Here’s what the sheet looks like:


It’s nothing fancy, but it lets me see how much time I’m spending on each subplot. Every writer has his or her own tricks for keeping track of this kind of thing. Some folks use fancy writer programs, some use a spreadsheet. I’ve tried the fancy writing programs but usually they wind up being more work than what I need. Keeping track via one spreadsheet book with multiple sheets is the best way for me, personally.

Starforgers is the most complex novel I’ve written to date. There are three major subplots and each is overlapping the other in the larger, main plot. It’s very hard to keep all these tracks clear in your head while writing and a chart like this lets you see when you start to go astray.

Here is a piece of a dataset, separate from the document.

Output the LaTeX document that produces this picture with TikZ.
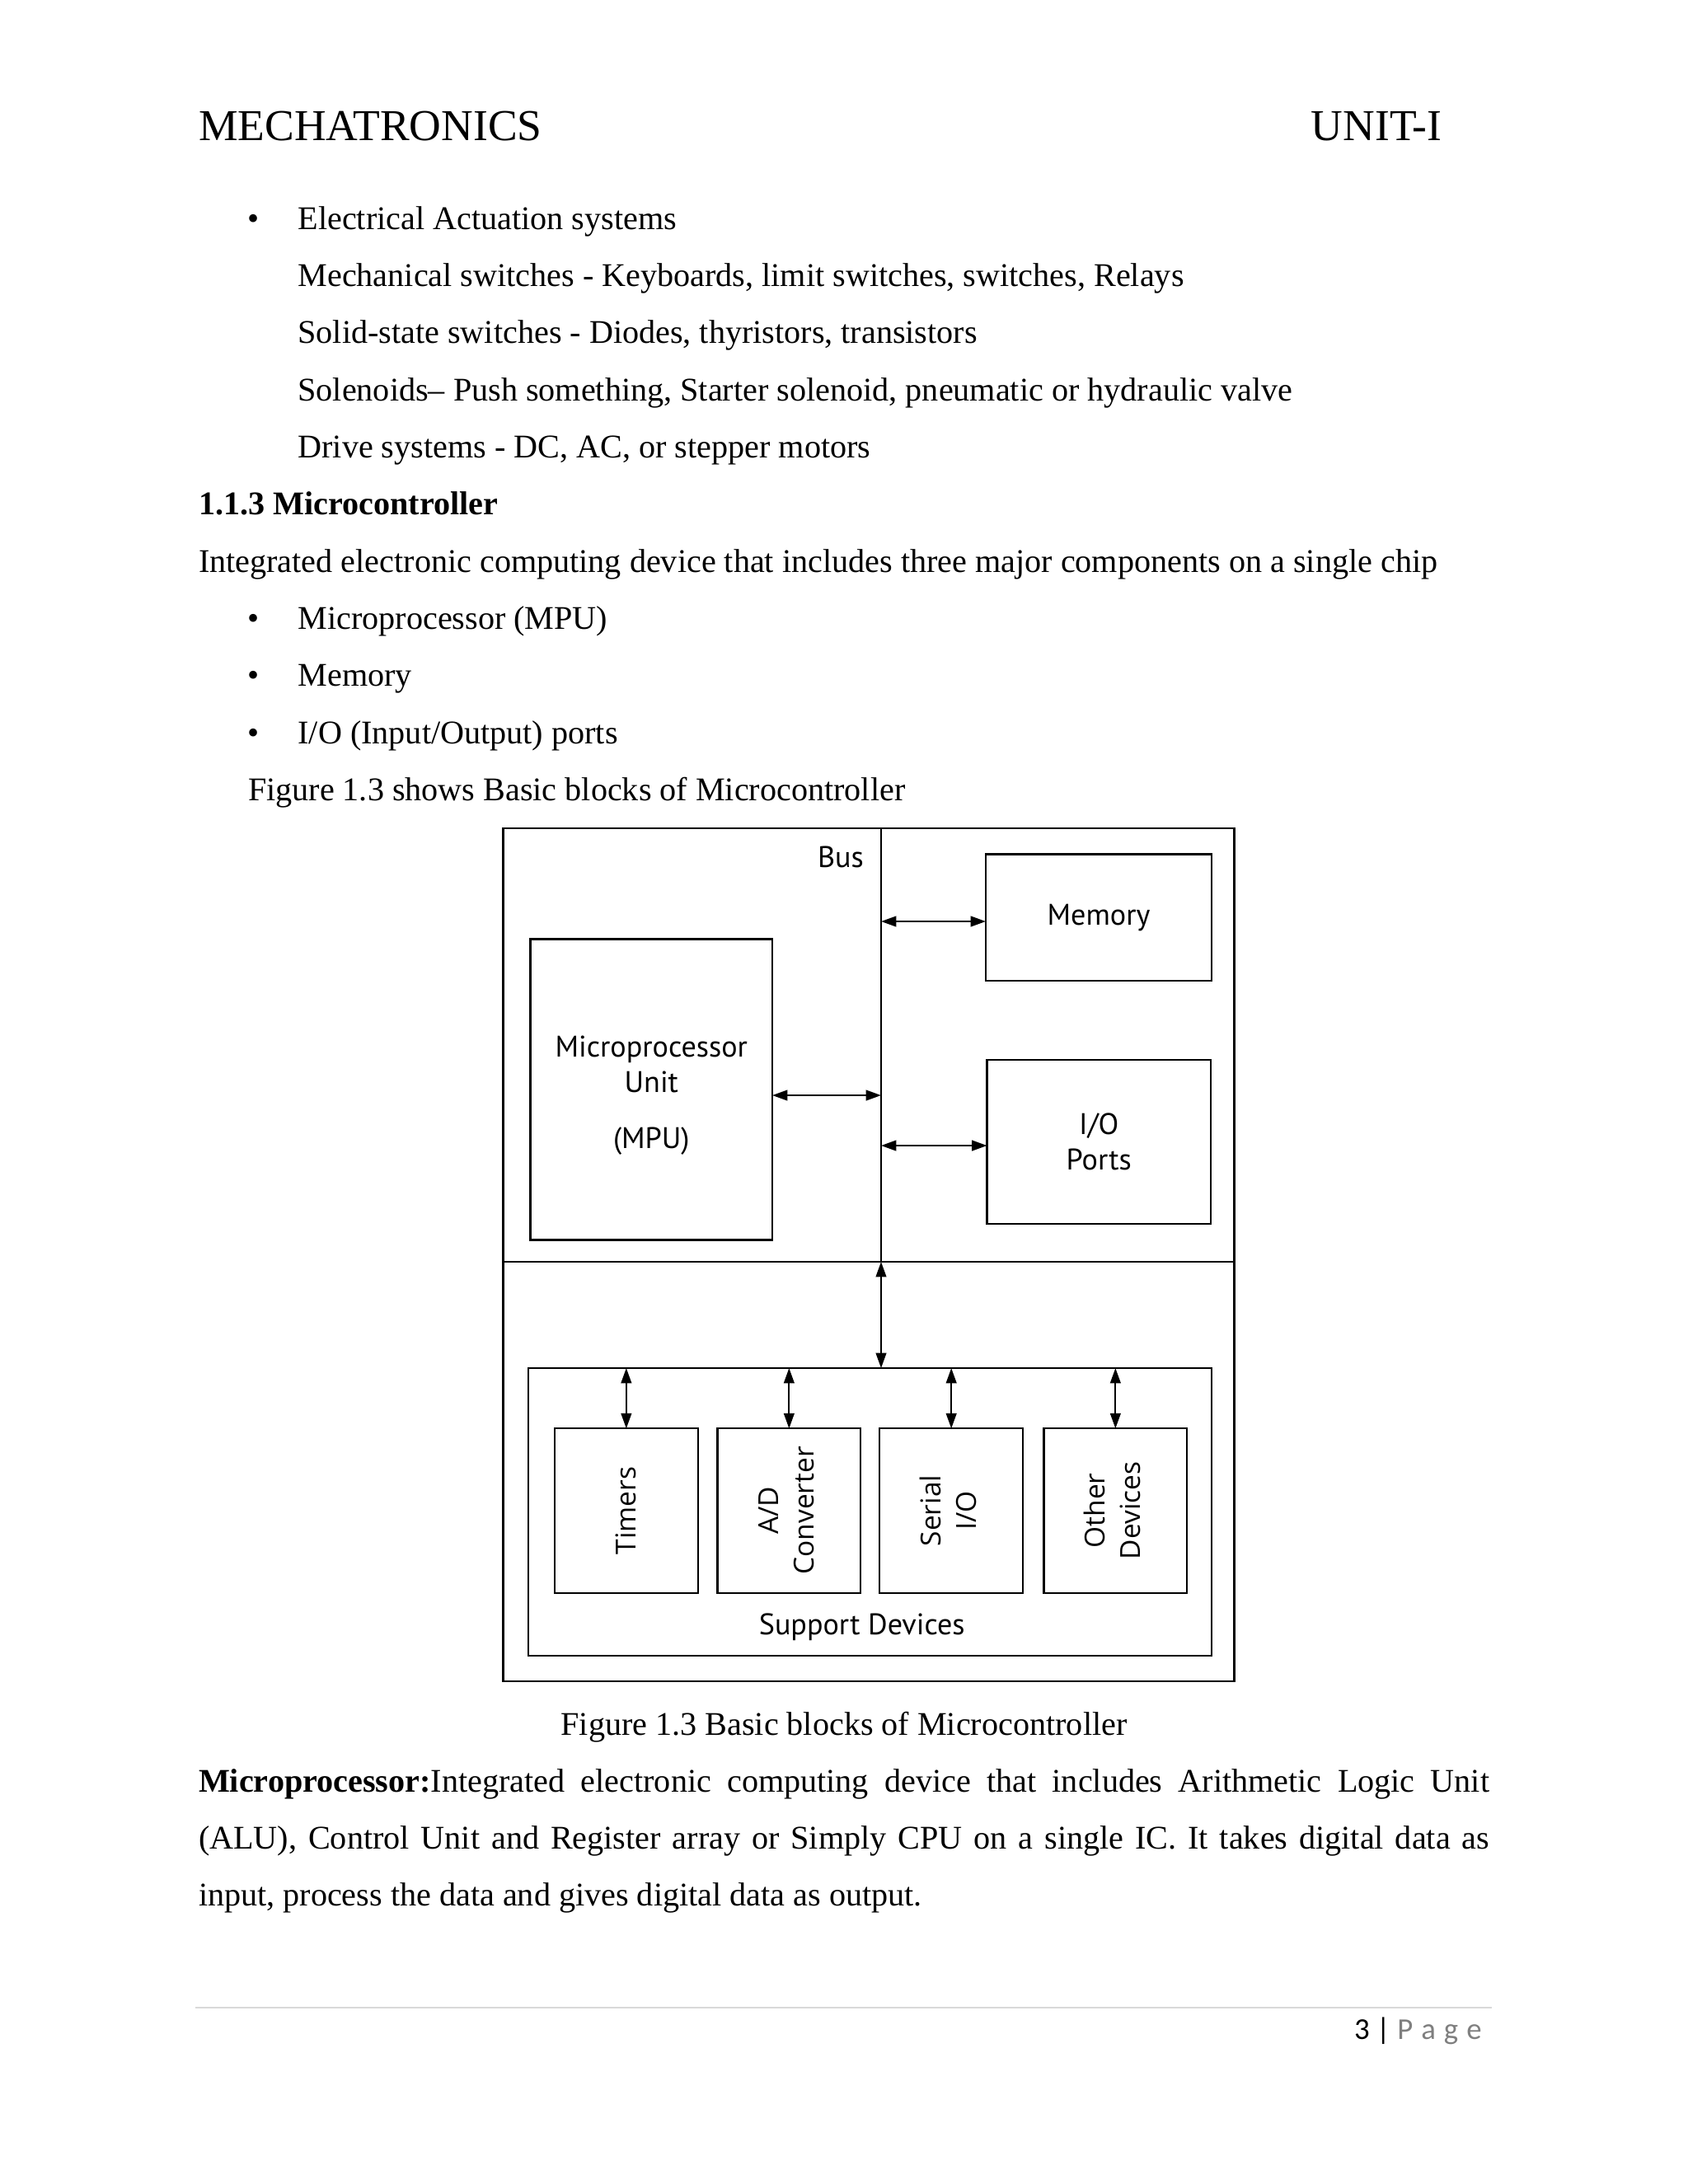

I’m heading into the second half of the Act Two and all these subplots are going to start merging as the Climax approaches. I’ll be switching more frequently from subplot to subplot within single chapters. There is no magic formula for when to switch, just as long as the reader does not get confused. When my Alpha Readers start reading Starforgers, they will tell me when they get confused and I can use this chart to see where I might need to come back to a certain subplot and clear up any confusion.